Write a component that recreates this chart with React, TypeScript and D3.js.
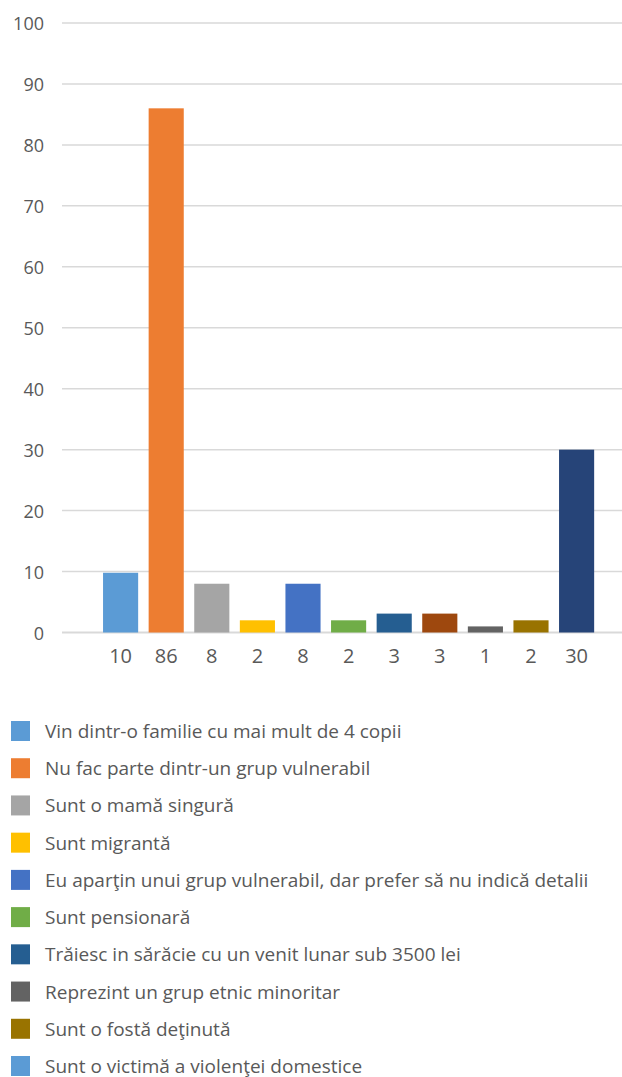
import React from 'react';
import * as d3 from 'd3';

const width = 622;
const height = 1077;
const textColor = '#595959';
const gridColor = '#d9d9d9';
const font = '"Open Sans", sans-serif';

const categories = ['c1', 'c2', 'c3', 'c4', 'c5', 'c6', 'c7', 'c8', 'c9', 'c10', 'c11'];
const values = [9.8, 86, 8, 2, 8, 2, 3.1, 3.1, 1, 2, 30];
const valueLabels = ['10', '86', '8', '2', '8', '2', '3', '3', '1', '2', '30'];
const barColors = ['#5b9bd5', '#ed7d31', '#a5a5a5', '#ffc000', '#4472c4', '#70ad47', '#255e91', '#9e480e', '#636363', '#997300', '#264478'];
const yTicks = [0, 10, 20, 30, 40, 50, 60, 70, 80, 90, 100];

const legendLabels = [
  'Vin dintr-o familie cu mai mult de 4 copii',
  'Nu fac parte dintr-un grup vulnerabil',
  'Sunt o mamă singură',
  'Sunt migrantă',
  'Eu aparţin unui grup vulnerabil, dar prefer să nu indică detalii',
  'Sunt pensionară',
  'Trăiesc in sărăcie cu un venit lunar sub 3500 lei',
  'Reprezint un grup etnic minoritar',
  'Sunt o fostă deţinută',
  'Sunt o victimă a violenţei domestice',
];
const legendColors = ['#5b9bd5', '#ed7d31', '#a5a5a5', '#ffc000', '#4472c4', '#70ad47', '#255e91', '#636363', '#997300', '#5b9bd5'];

const xScale = d3.scaleBand<string>()
  .domain(categories)
  .range([97.8, 599.4])
  .paddingInner(0.23)
  .paddingOuter(0.115);
const yScale = d3.scaleLinear().domain([0, 100]).range([632.5, 23]);
const legendY = d3.scaleLinear().domain([0, 9]).range([731, 1066]);

export default function App() {
  return (
    <div style={{ position: 'absolute', left: 0, top: 0 }}>
      <svg width={width} height={height} style={{ display: 'block', background: '#fff' }}>
        {yTicks.map(t => (
          <g key={t}>
            <line x1={62} x2={622} y1={yScale(t)} y2={yScale(t)} stroke={gridColor} strokeWidth={t === 0 ? 2 : 1.5} />
            <text x={44} y={yScale(t)} textAnchor="end" dominantBaseline="central"
              fontFamily={font} fontSize={18} fill={textColor}>{t}</text>
          </g>
        ))}
        {values.map((v, i) => (
          <rect key={i} x={xScale(categories[i])} y={yScale(v)} width={xScale.bandwidth()}
            height={yScale(0) - yScale(v)} fill={barColors[i]} />
        ))}
        {valueLabels.map((l, i) => (
          <text key={i} x={(xScale(categories[i]) as number) + xScale.bandwidth() / 2} y={655}
            textAnchor="middle" dominantBaseline="central" fontFamily={font} fontSize={20} fill={textColor}>{l}</text>
        ))}
        {legendLabels.map((l, i) => (
          <g key={i}>
            <rect x={11} y={legendY(i) - 10} width={19} height={20} fill={legendColors[i]} />
            <text x={45} y={legendY(i)} dominantBaseline="central" fontFamily={font} fontSize={19} fill={textColor}>{l}</text>
          </g>
        ))}
      </svg>
    </div>
  );
}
+--
■ Stated problem ■
Go through the listing above and write it out again exactly, dropping the pictures.

■ Solution for this problem ■
Write a component that recreates this chart with React, TypeScript and D3.js.
import React from 'react';
import * as d3 from 'd3';

const width = 622;
const height = 1077;
const textColor = '#595959';
const gridColor = '#d9d9d9';
const font = '"Open Sans", sans-serif';

const categories = ['c1', 'c2', 'c3', 'c4', 'c5', 'c6', 'c7', 'c8', 'c9', 'c10', 'c11'];
const values = [9.8, 86, 8, 2, 8, 2, 3.1, 3.1, 1, 2, 30];
const valueLabels = ['10', '86', '8', '2', '8', '2', '3', '3', '1', '2', '30'];
const barColors = ['#5b9bd5', '#ed7d31', '#a5a5a5', '#ffc000', '#4472c4', '#70ad47', '#255e91', '#9e480e', '#636363', '#997300', '#264478'];
const yTicks = [0, 10, 20, 30, 40, 50, 60, 70, 80, 90, 100];

const legendLabels = [
  'Vin dintr-o familie cu mai mult de 4 copii',
  'Nu fac parte dintr-un grup vulnerabil',
  'Sunt o mamă singură',
  'Sunt migrantă',
  'Eu aparţin unui grup vulnerabil, dar prefer să nu indică detalii',
  'Sunt pensionară',
  'Trăiesc in sărăcie cu un venit lunar sub 3500 lei',
  'Reprezint un grup etnic minoritar',
  'Sunt o fostă deţinută',
  'Sunt o victimă a violenţei domestice',
];
const legendColors = ['#5b9bd5', '#ed7d31', '#a5a5a5', '#ffc000', '#4472c4', '#70ad47', '#255e91', '#636363', '#997300', '#5b9bd5'];

const xScale = d3.scaleBand<string>()
  .domain(categories)
  .range([97.8, 599.4])
  .paddingInner(0.23)
  .paddingOuter(0.115);
const yScale = d3.scaleLinear().domain([0, 100]).range([632.5, 23]);
const legendY = d3.scaleLinear().domain([0, 9]).range([731, 1066]);

export default function App() {
  return (
    <div style={{ position: 'absolute', left: 0, top: 0 }}>
      <svg width={width} height={height} style={{ display: 'block', background: '#fff' }}>
        {yTicks.map(t => (
          <g key={t}>
            <line x1={62} x2={622} y1={yScale(t)} y2={yScale(t)} stroke={gridColor} strokeWidth={t === 0 ? 2 : 1.5} />
            <text x={44} y={yScale(t)} textAnchor="end" dominantBaseline="central"
              fontFamily={font} fontSize={18} fill={textColor}>{t}</text>
          </g>
        ))}
        {values.map((v, i) => (
          <rect key={i} x={xScale(categories[i])} y={yScale(v)} width={xScale.bandwidth()}
            height={yScale(0) - yScale(v)} fill={barColors[i]} />
        ))}
        {valueLabels.map((l, i) => (
          <text key={i} x={(xScale(categories[i]) as number) + xScale.bandwidth() / 2} y={655}
            textAnchor="middle" dominantBaseline="central" fontFamily={font} fontSize={20} fill={textColor}>{l}</text>
        ))}
        {legendLabels.map((l, i) => (
          <g key={i}>
            <rect x={11} y={legendY(i) - 10} width={19} height={20} fill={legendColors[i]} />
            <text x={45} y={legendY(i)} dominantBaseline="central" fontFamily={font} fontSize={19} fill={textColor}>{l}</text>
          </g>
        ))}
      </svg>
    </div>
  );
}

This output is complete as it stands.